– А ну, стой! – заголосила вдруг Глик. – Куда побежал? Сестра-а-а!

Это было последнее, что услышал ее несостоявшийся пациент, поскольку уже летел сломя голову по коридору психоневрологического диспансера, не дожидаясь, пока его скрутят сильные руки медсестры, спеленают в смирительную рубашку, завяжут прочный узел за спиной и уведут в изуверские казематы с мягкими войлочными стенами и намертво прикрученной к полу кроватью.

Наверное, здесь это было не редкое зрелище – мчащийся по коридору псих с дикими, вытаращенными от ужаса глазами и с немым воплем из перекошенного рта. Из зарешеченного окошка регистратуры беглеца провожали безразличные, немного затуманенные гляделки пожилой медсестры.


Глава 11


Марию Степановну Тщеслаеву, прославленного на весь город общественного деятеля и всеми уважаемого мецената странный звонок из аппарата администрации застал не в самый подходящий для телефонного разговора момент. Однако, несмотря на свою крайнюю занятость, она все же ответила на звонок, не глядя.

– Как-как вы сказали? Из аппарата? – переспросила Тщеслаева у витиевато выражающегося собеседника.

Довольно приятный голос Марии Степановны звучал немного сбивчиво, как будто она, запыхавшись от выполнения спортивных упражнений или какой-то физической работы, пытается наскоро восстановить дыхание. Чем конкретно занималась Тщеслаева в своих апартаментах днями и ночами напролет, никто из ее подчиненных не знал и даже не догадывался, так как она всегда запирала дверь на ключ. Вот и сейчас из-за плотно закрытой двери слышались лишь мерные поскрипывания да тяжелое дыхание – ее и мужское.

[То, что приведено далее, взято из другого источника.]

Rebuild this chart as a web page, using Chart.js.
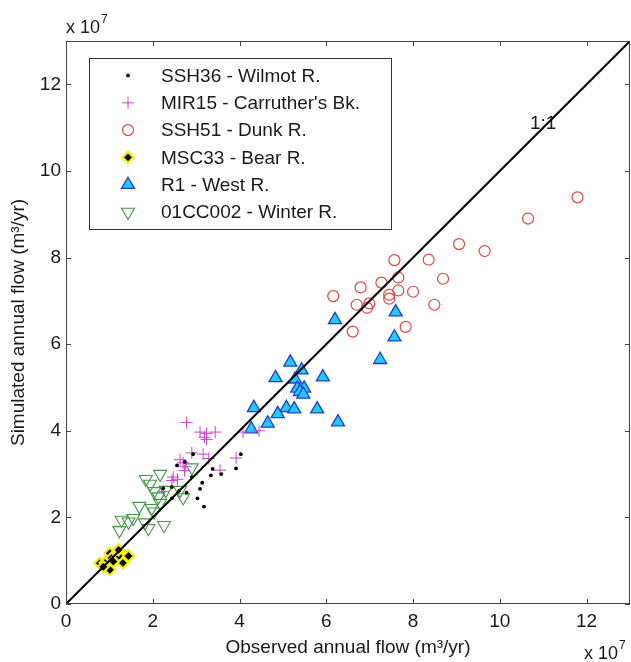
<!DOCTYPE html>
<html>
<head>
<meta charset="utf-8">
<script src="https://cdn.jsdelivr.net/npm/chart.js@4.4.1/dist/chart.umd.min.js"></script>
<style>
  html, body { margin: 0; padding: 0; background: #fff; }
</style>
</head>
<body>
<canvas id="flowChart" width="631" height="662"></canvas>
<script>
// observed (x) vs simulated (y) annual flow, in units of 1e7 m3/yr
const wilmotObs = [2.93, 2.56, 2.74, 4.03, 3.92, 3.38, 3.34, 3.58, 2.90, 3.14, 2.44, 3.09, 2.24, 2.78, 3.03, 2.44, 3.18, 2.61];
const wilmotSim = [3.46, 3.20, 3.28, 3.46, 3.13, 3.12, 2.97, 3.00, 2.93, 2.80, 2.70, 2.66, 2.67, 2.57, 2.44, 2.44, 2.25, 2.62];

const carruthersObs = [2.78, 3.09, 3.24, 3.44, 3.19, 3.24, 2.90, 3.16, 3.29, 3.92, 2.70, 2.76, 3.55, 2.73, 2.47, 2.57, 2.44, 2.24, 4.08, 4.45, 2.63];
const carruthersSim = [4.19, 3.97, 3.94, 3.97, 3.85, 3.80, 3.49, 3.46, 3.36, 3.37, 3.26, 3.17, 3.09, 3.08, 2.93, 2.88, 2.85, 2.60, 3.97, 4.00, 3.33];

const dunkObs = [11.79, 10.65, 9.06, 9.65, 7.57, 8.36, 7.66, 8.69, 7.27, 6.79, 6.16, 7.66, 8.00, 7.45, 7.45, 6.70, 6.99, 6.94, 8.49, 7.83, 6.61];
const dunkSim = [9.39, 8.90, 8.31, 8.15, 7.94, 7.95, 7.54, 7.51, 7.42, 7.31, 7.11, 7.24, 7.21, 7.14, 7.05, 6.91, 6.94, 6.84, 6.91, 6.40, 6.29];

const bearObs = [0.78, 0.90, 1.01, 1.05, 1.21, 1.24, 1.44, 1.31, 1.01, 0.86, 1.09, 1.21];
const bearSim = [0.94, 0.95, 1.17, 1.06, 1.21, 1.09, 1.11, 0.95, 0.79, 0.86, 0.98, 1.25];

const westObs = [6.20, 7.60, 7.57, 7.24, 5.17, 5.43, 4.83, 5.92, 5.28, 5.33, 5.49, 5.39, 5.47, 4.33, 5.08, 5.26, 5.79, 4.88, 4.65, 6.27, 4.27];
const westSim = [6.56, 6.74, 6.16, 5.64, 5.58, 5.40, 5.22, 5.24, 5.19, 4.98, 4.98, 4.90, 4.84, 4.53, 4.53, 4.50, 4.50, 4.39, 4.17, 4.20, 4.04];

const winterObs = [2.17, 1.84, 1.94, 2.03, 2.13, 1.69, 1.97, 2.03, 2.17, 2.63, 2.70, 1.55, 1.28, 1.44, 1.82, 1.23, 1.90, 2.26, 2.90, 2.30];
const winterSim = [3.00, 2.88, 2.77, 2.60, 2.48, 2.26, 2.21, 2.13, 2.33, 2.63, 2.46, 1.98, 1.94, 1.90, 1.88, 1.70, 1.75, 1.82, 3.15, 2.63];

const seriesLabels = ['SSH36 - Wilmot R.', "MIR15 - Carruther's Bk.", 'SSH51 - Dunk R.', 'MSC33 - Bear R.', 'R1 - West R.', '01CC002 - Winter R.'];
const xTicks = [0, 2, 4, 6, 8, 10, 12];
const yTicks = [0, 2, 4, 6, 8, 10, 12];
const axisMax = 13;
const oneToOne = [0, 13];

const FONT = "'Liberation Sans', Arial, sans-serif";
const TEXT = '#1a1a1a';
const AXIS = '#444';

const pts = (xs, ys) => xs.map((v, i) => ({ x: v, y: ys[i] }));

const scatterSets = [
  { label: seriesLabels[0], data: pts(wilmotObs, wilmotSim), pointStyle: 'circle', pointRadius: 1.9,
    backgroundColor: '#000', borderColor: '#000', pointBorderWidth: 0 },
  { label: seriesLabels[1], data: pts(carruthersObs, carruthersSim), pointStyle: 'cross', pointRadius: 6,
    backgroundColor: 'transparent', borderColor: '#d040d0', pointBorderWidth: 1 },
  { label: seriesLabels[2], data: pts(dunkObs, dunkSim), pointStyle: 'circle', pointRadius: 5.5,
    backgroundColor: 'transparent', borderColor: '#e8453f', pointBorderWidth: 1.2 },
  { label: seriesLabels[3], data: pts(bearObs, bearSim), pointStyle: 'rectRot', pointRadius: 5.5,
    backgroundColor: '#000', borderColor: '#f4f000', pointBorderWidth: 2.2 },
  { label: seriesLabels[4], data: pts(westObs, westSim), pointStyle: 'triangle', pointRadius: 7.5,
    backgroundColor: '#1fcbff', borderColor: '#1f3fd0', pointBorderWidth: 1.3 },
  { label: seriesLabels[5], data: pts(winterObs, winterSim), pointStyle: 'triangle', pointRotation: 180, pointRadius: 7.5,
    backgroundColor: 'transparent', borderColor: '#3f9a3f', pointBorderWidth: 1.1 }
].map(d => Object.assign({ type: 'scatter', order: 1 }, d));

const lineSet = {
  type: 'line', label: '1:1', order: 0,
  data: oneToOne.map(v => ({ x: v, y: v })),
  borderColor: '#000', borderWidth: 2, pointRadius: 0, fill: false
};

// box, inward ticks, legend, 1:1 label and x10^7 multipliers
const framePlugin = {
  id: 'frame',
  afterDraw(chart) {
    const { ctx, chartArea: a, scales: { x, y } } = chart;
    ctx.save();
    ctx.strokeStyle = AXIS;
    ctx.lineWidth = 1;
    ctx.strokeRect(a.left + 0.5, a.top + 0.5, a.right - a.left - 1, a.bottom - a.top - 1);
    ctx.beginPath();
    xTicks.forEach(v => {
      const px = Math.round(x.getPixelForValue(v)) + 0.5;
      ctx.moveTo(px, a.bottom); ctx.lineTo(px, a.bottom - 5);
      ctx.moveTo(px, a.top); ctx.lineTo(px, a.top + 5);
    });
    yTicks.forEach(v => {
      const py = Math.round(y.getPixelForValue(v)) + 0.5;
      ctx.moveTo(a.left, py); ctx.lineTo(a.left + 5, py);
      ctx.moveTo(a.right, py); ctx.lineTo(a.right - 5, py);
    });
    ctx.stroke();

    // legend
    const lx = a.left + 23, ly = a.top + 17, lw = 302, rowH = 27.3;
    ctx.fillStyle = '#fff';
    ctx.fillRect(lx, ly, lw, 171);
    ctx.strokeStyle = '#333';
    ctx.strokeRect(lx + 0.5, ly + 0.5, lw, 171);
    ctx.font = '19px ' + FONT;
    ctx.textBaseline = 'middle';
    ctx.textAlign = 'left';
    scatterSets.forEach((d, i) => {
      const cy = ly + 17.5 + i * rowH;
      ctx.save();
      ctx.fillStyle = d.backgroundColor;
      ctx.strokeStyle = d.borderColor;
      ctx.lineWidth = d.pointBorderWidth;
      Chart.helpers.drawPoint(ctx, {
        pointStyle: d.pointStyle, radius: d.pointRadius,
        rotation: d.pointRotation || 0, borderWidth: d.pointBorderWidth
      }, lx + 39, cy);
      ctx.restore();
      ctx.fillStyle = TEXT;
      ctx.fillText(d.label, lx + 72, cy + 1);
    });

    // 1:1 label
    ctx.fillStyle = TEXT;
    ctx.textAlign = 'center';
    ctx.fillText('1:1', x.getPixelForValue(11.0), y.getPixelForValue(11.1));

    // exponent labels
    ctx.textAlign = 'left';
    ctx.textBaseline = 'alphabetic';
    const drawExp = (left, base) => {
      ctx.font = '18px ' + FONT;
      ctx.fillText('x 10', left, base);
      const w = ctx.measureText('x 10').width;
      ctx.font = '12px ' + FONT;
      ctx.fillText('7', left + w + 1, base - 10);
    };
    drawExp(a.left, a.top - 8);
    drawExp(a.right - 46, 659);
    ctx.restore();
  }
};

const tickFont = { family: FONT, size: 19 };

new Chart(document.getElementById('flowChart').getContext('2d'), {
  data: { datasets: [lineSet, ...scatterSets] },
  options: {
    responsive: false,
    animation: false,
    events: [],
    layout: { autoPadding: false, padding: { top: 41, right: 1, left: 0, bottom: 0 } },
    plugins: { legend: { display: false }, tooltip: { enabled: false } },
    scales: {
      x: {
        type: 'linear', min: 0, max: axisMax,
        afterBuildTicks: s => { s.ticks = xTicks.map(v => ({ value: v })); },
        afterFit: s => { s.height = 58; },
        grid: { display: false, drawTicks: false },
        border: { display: false },
        ticks: { padding: 6, color: TEXT, font: tickFont, maxRotation: 0, autoSkip: false },
        title: { display: true, text: 'Observed annual flow (m³/yr)', color: TEXT, font: tickFont, padding: { top: 0, bottom: 3 } }
      },
      y: {
        type: 'linear', min: 0, max: axisMax,
        afterBuildTicks: s => { s.ticks = yTicks.map(v => ({ value: v })); },
        afterFit: s => { s.width = 66; },
        grid: { display: false, drawTicks: false },
        border: { display: false },
        ticks: { padding: 5, color: TEXT, font: tickFont, autoSkip: false },
        title: { display: true, text: 'Simulated annual flow (m³/yr)', color: TEXT, font: tickFont, padding: { top: 7, bottom: 0 } }
      }
    }
  },
  plugins: [framePlugin]
});
</script>
</body>
</html>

– Губернаторскую грамоту? – снова переспросила Тщеслаева сдавленным голосом, почти что простонала.

Скрип на минуту стих.

– Ну разумеется, хочу, – ответила Тщеслаева, а следом подбодрила кого-то сладким полушепотом: – Давай-давай, Жуаник, не останавливайся.

Скрип вернулся к прежнему ритму.

– И это все? – продолжала Тщеслаева телефонный разговор. – Конечно, не выдам. – И вам всего хорошего! – Было слышно, как она положила сотовый телефон на какую-то деревянную поверхность.

– О, Жуан! – простонала Тщеслаева уже в полный голос.

Через четверть часа размеренный, четкий скрип, все нарастая и нарастая, сменился серией коротких, агонизирующих скрипов, после чего сошел на угасающие, вялые поскрипывания… Конечно, всем хорошо известно, что подслушивать нехорошо. Но ох уж это человеческое любопытство! Как же невыносимо трудно… да что там кривить душой, просто невозможно заставить себя отлепить ухо от двери в такой щекотливый момент.

Так вот, звуки постепенно стихли, и за дверью отчетливо послышался мужской голос с характерным южным акцентом:

– Мэри, тайм-аут.

– Не-е-ет, еще ра-а-ано, – капризным голосом запротестовала Тщеслаева. – Мэри еще не наигра-а-алась.

Голоса стихли, и вместо них снова зазвучал усиленный скрип.

Через десять минут скрип стих, и мужчина строго произнес:

– Так, все, теперь в душ.

Послышался всплеск рук, как будто кто-то поймал кого-то в объятия, и Тщеслаева игриво просюсюкала:

– Не отпущу-у-у, игрокам назначено дополнительное вре-е-емя.

– Но я больше не могу! – воскликнул мужчина, теряя самообладание.

– Все ты можешь! – так же нервозно возразила Тщеслаева. – Надень кольцо!

Что-то поскрипело еще совсем недолго, но уже без былой страсти, как будто просто для вида, после чего мужчина произнес просительным голосом:

– Маш, ну правда, не могу больше. Пойдем в душ, а?

После этих слов скрип прекратился.

– Ну не капризничай, Жужа. Давай я сама, – не сдавалась Тщеслаева.

Послышалась какая-то возня, и затем мерный скрип возобновился с удвоенной силой.